Et ce soir, j’ai expliqué à André, mon voisin et mon compagnon de marche, combien nous n’avions qu’un choix par rapport aux gaz de schisme et que c’était de ne pas s’y lancer. Premièrement, parce que les dangers sont beaucoup trop élevés, oui, mais surtout parce que nous ne devons plus viser l’objectif de trouver plus d’énergie fossile, mais bien de cesser d’en dépendre et, même éventuellement, de l’utiliser.
C’est comme si toutes mes activités de cette semaine me permettaient de mettre en évidence que le changement, ce n’est plus pour demain comme nous y sommes déjà. Beaucoup plus de gens que l’on ne le pense ont déjà entrepris des changements fondamentaux dans leur mode de vie, dans leur cadre de référence. La société québécoise a commencé à se redéfinir.
Globalement, nous avons deux choix et je ne vois pas comment on peut éviter de choisir.
Si nous acceptons que les gaz de schisme soient exploités, alors nous acceptons que, pour des raisons économiques du présent, de détruire aujourd’hui des actifs et des équilibres écologiques absolument nécessaires aux prochaines générations pour leur permettre d’accéder à une qualité de vie et à un niveau de santé semblables à ceux dont nous profitons aujourd’hui.

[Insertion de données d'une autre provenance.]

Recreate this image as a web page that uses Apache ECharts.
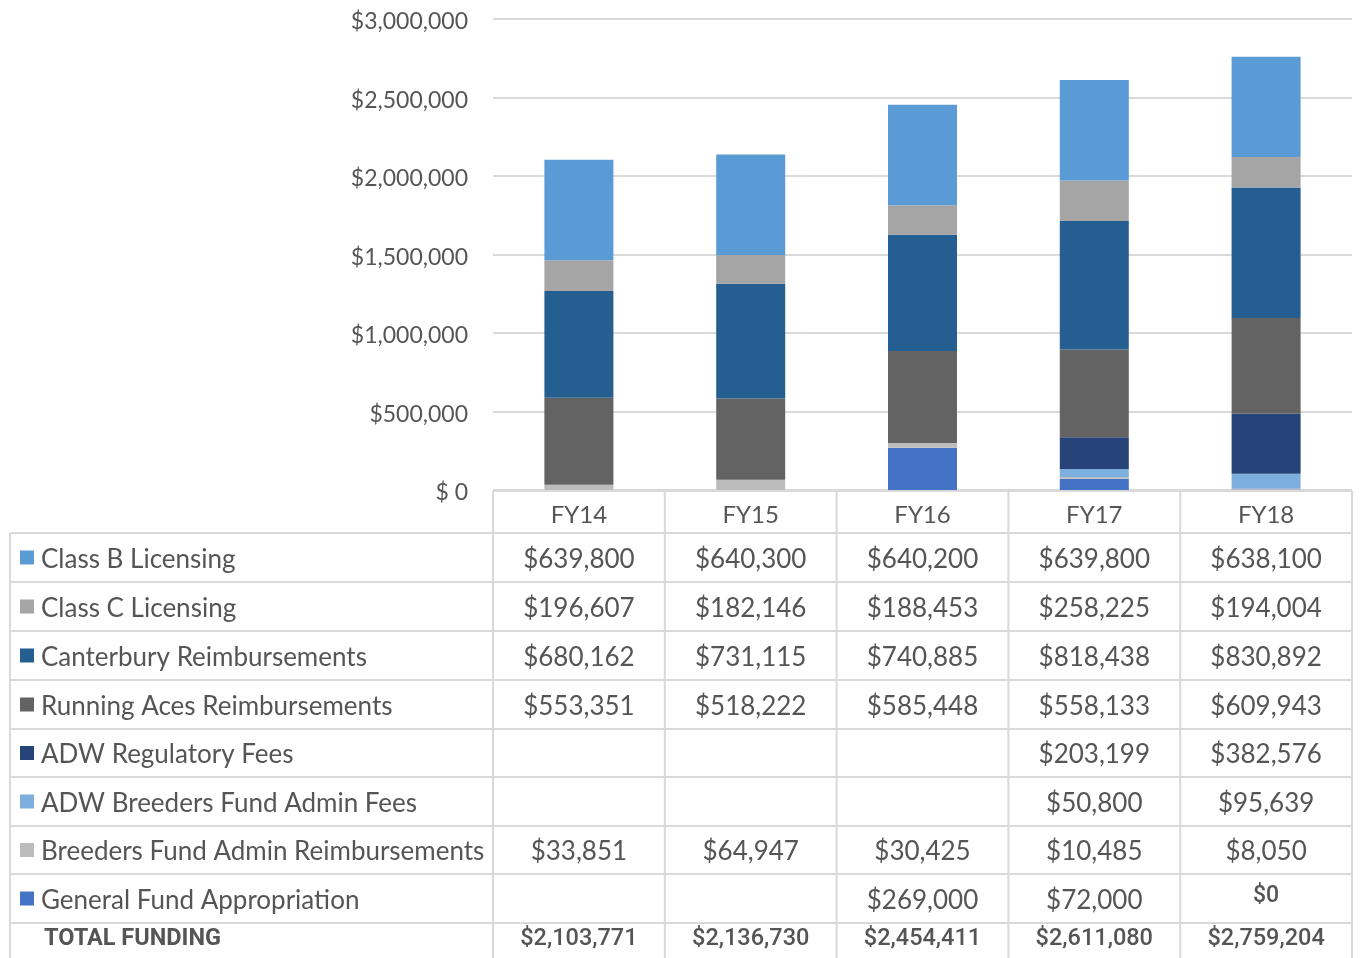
<!DOCTYPE html>
<html>
<head>
<meta charset="utf-8">
<script src="https://cdn.jsdelivr.net/npm/echarts@6/dist/echarts.min.js"></script>
<style>
  html, body { margin: 0; padding: 0; background: #fff; }
  #chart { width: 1361px; height: 958px; }
</style>
</head>
<body>
<div id="chart"></div>
<script>
// data (FY14 .. FY18)
var years = ['FY14', 'FY15', 'FY16', 'FY17', 'FY18'];
var classB = [639800, 640300, 640200, 639800, 638100];
var classC = [196607, 182146, 188453, 258225, 194004];
var canterbury = [680162, 731115, 740885, 818438, 830892];
var runningAces = [553351, 518222, 585448, 558133, 609943];
var adwRegulatory = [null, null, null, 203199, 382576];
var adwBreeders = [null, null, null, 50800, 95639];
var breedersFund = [33851, 64947, 30425, 10485, 8050];
var generalFund = [null, null, 269000, 72000, 0];
var totals = [2103771, 2136730, 2454411, 2611080, 2759204];
var yTicks = [0, 500000, 1000000, 1500000, 2000000, 2500000, 3000000];

// table rows, top to bottom (stack is drawn in reverse)
var rows = [
  { name: 'Class B Licensing', data: classB, color: '#5b9bd5' },
  { name: 'Class C Licensing', data: classC, color: '#a5a5a5' },
  { name: 'Canterbury Reimbursements', data: canterbury, color: '#255e91' },
  { name: 'Running Aces Reimbursements', data: runningAces, color: '#636363' },
  { name: 'ADW Regulatory Fees', data: adwRegulatory, color: '#264478' },
  { name: 'ADW Breeders Fund Admin Fees', data: adwBreeders, color: '#7cafdd' },
  { name: 'Breeders Fund Admin Reimbursements', data: breedersFund, color: '#bcbcbc' },
  { name: 'General Fund Appropriation', data: generalFund, color: '#4472c4' }
];

var gridLeft = 493, gridRight = 1352, axisY = 490;
var colW = (gridRight - gridLeft) / years.length;
var rowLines = [533, 582, 631, 680, 729, 777, 826, 874, 923];
var tableBottom = 960;
var lineColor = '#d9d9d9';
var textColor = '#555555';
var font = 'Lato, "Open Sans", sans-serif';

function money(v) {
  return '$' + String(v).replace(/\B(?=(\d{3})+(?!\d))/g, ',');
}

var series = rows.slice().reverse().map(function (r) {
  return {
    name: r.name,
    type: 'bar',
    stack: 'total',
    barWidth: 69,
    data: r.data,
    itemStyle: { color: r.color }
  };
});

// table drawn with graphic elements
var graphics = [];
function hline(y, x1, x2) {
  graphics.push({ type: 'line', shape: { x1: x1, y1: y, x2: x2, y2: y }, style: { stroke: lineColor, lineWidth: 2 }, z: 10 });
}
function vline(x, y1, y2) {
  graphics.push({ type: 'line', shape: { x1: x, y1: y1, x2: x, y2: y2 }, style: { stroke: lineColor, lineWidth: 2 }, z: 10 });
}
function text(t, x, y, align, f, size, weight) {
  graphics.push({
    type: 'text', x: x, y: y, z: 11,
    style: { text: t, fill: textColor, font: (weight || 'normal') + ' ' + size + 'px ' + f, textAlign: align, textVerticalAlign: 'middle' }
  });
}

hline(axisY + 1, gridLeft, gridRight);
rowLines.forEach(function (y) { hline(y, 10, gridRight); });
vline(10, rowLines[0], tableBottom);
for (var c = 0; c <= years.length; c++) {
  vline(gridLeft + c * colW, axisY + 1, tableBottom);
}

rows.forEach(function (r, i) {
  var cy = (rowLines[i] + rowLines[i + 1]) / 2 + 2;
  graphics.push({ type: 'rect', shape: { x: 20, y: cy - 9, width: 14, height: 14 }, style: { fill: r.color }, z: 11 });
  text(r.name, 41, cy, 'left', font, 26);
  r.data.forEach(function (v, j) {
    if (v === null) return;
    var cx = gridLeft + (j + 0.5) * colW;
    if (v === 0) {
      text(money(v), cx, cy - 4, 'center', 'Roboto, sans-serif', 23, '500');
    } else {
      text(money(v), cx, cy, 'center', font, 26);
    }
  });
});

var totalY = 939;
text('TOTAL FUNDING', 44, totalY, 'left', 'Roboto, sans-serif', 23.5, 'bold');
totals.forEach(function (v, j) {
  text(money(v), gridLeft + (j + 0.5) * colW, totalY, 'center', 'Roboto, sans-serif', 23.5, '500');
});

var myChart = echarts.init(document.getElementById('chart'));
var option = {
  animation: false,
  grid: {
    left: gridLeft,
    right: 1361 - gridRight,
    top: 19,
    bottom: 958 - axisY
  },
  xAxis: {
    type: 'category',
    data: years,
    axisLine: { show: false },
    axisTick: { show: false },
    axisLabel: {
      color: textColor,
      fontFamily: font,
      fontSize: 24,
      margin: 13
    }
  },
  yAxis: {
    type: 'value',
    min: yTicks[0],
    max: yTicks[yTicks.length - 1],
    interval: yTicks[1] - yTicks[0],
    axisLine: { show: false },
    axisTick: { show: false },
    axisLabel: {
      margin: 25,
      formatter: function (v) { return '{a|' + (v === 0 ? '$ 0' : money(v)) + '}'; },
      rich: {
        a: {
          color: textColor,
          fontFamily: font,
          fontSize: 23,
          padding: [6, 0, 0, 0]
        }
      }
    },
    splitLine: { lineStyle: { color: lineColor, width: 2 } }
  },
  series: series,
  graphic: graphics
};
myChart.setOption(option);
</script>
</body>
</html>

D’autre part, si nous décidons aujourd’hui, que notre but c’est plutôt de nous affranchir de notre dépendance envers la consommation, nous empruntons un chemin sûrement moins rentable pour les géants de la mondialisation néolibérale, mais extrêmement rentable pour nos enfants, nous refuserons alors les gaz de schiste. De plus, nous questionnerons avec énergie le pourquoi du maintien de la Loi sur les mines ne servant que les grandes entreprises et leur actionnaires presque toujours au détriment des populations des territoires concernés.

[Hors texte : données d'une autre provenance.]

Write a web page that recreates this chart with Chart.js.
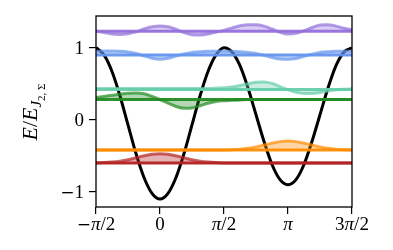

Vous voyez, la révolution de l’écohérence est commencée. Nous avons notre premier choix fondamental à faire et je ne crois pas qu’aucune partie n’est prête à céder. Nous aurons un automne chaud, d’autant que la Conférence sur le climat de Mexico, le COP 16, commence bientôt et cet événement donnera des munitions aux tenants du virage à gauche.